L’altro è imperfetto come me

E allo stesso tempo il perdono ristabilisce una verità di fede importantissima, e cioè che l’altro non è Dio, e proprio per questo non ci si può dimenticare della sua imperfezione, della possibilità della sua fallibilità, del suo essere strutturalmente fragile.

Perdonare è concedere all’altro di essere umano fino in fondo, di permettergli cioè di tentare di essere una persona migliore perché non lo è fin dall’inizio, e non lo è sempre.

Solo il perdono tira fuori il meglio delle persone, invece il giudizio, che è una constatazione dello stato di fatto, molto spesso ci scoraggia, ci condanna perché ci trova sempre perfettibili ma non perfetti.

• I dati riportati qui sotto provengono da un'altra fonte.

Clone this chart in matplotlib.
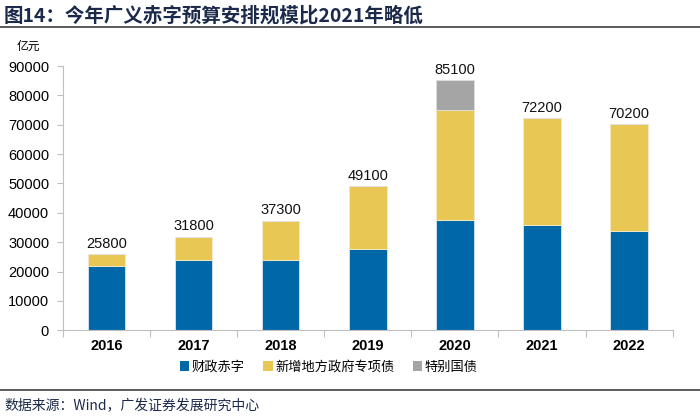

Ecco allora che la preghiera vera è saper domandare solo ciò che conta e dire ad alta voce ciò che ci vincola nella nostra responsabilità. Sono infatti persuaso che se riflettessimo bene sulle parole del Padre nostro, proveremmo sempre una qualche vertigine a pronunciarle. E se facessimo poi ciò che pronunciamo saremmo persone migliori.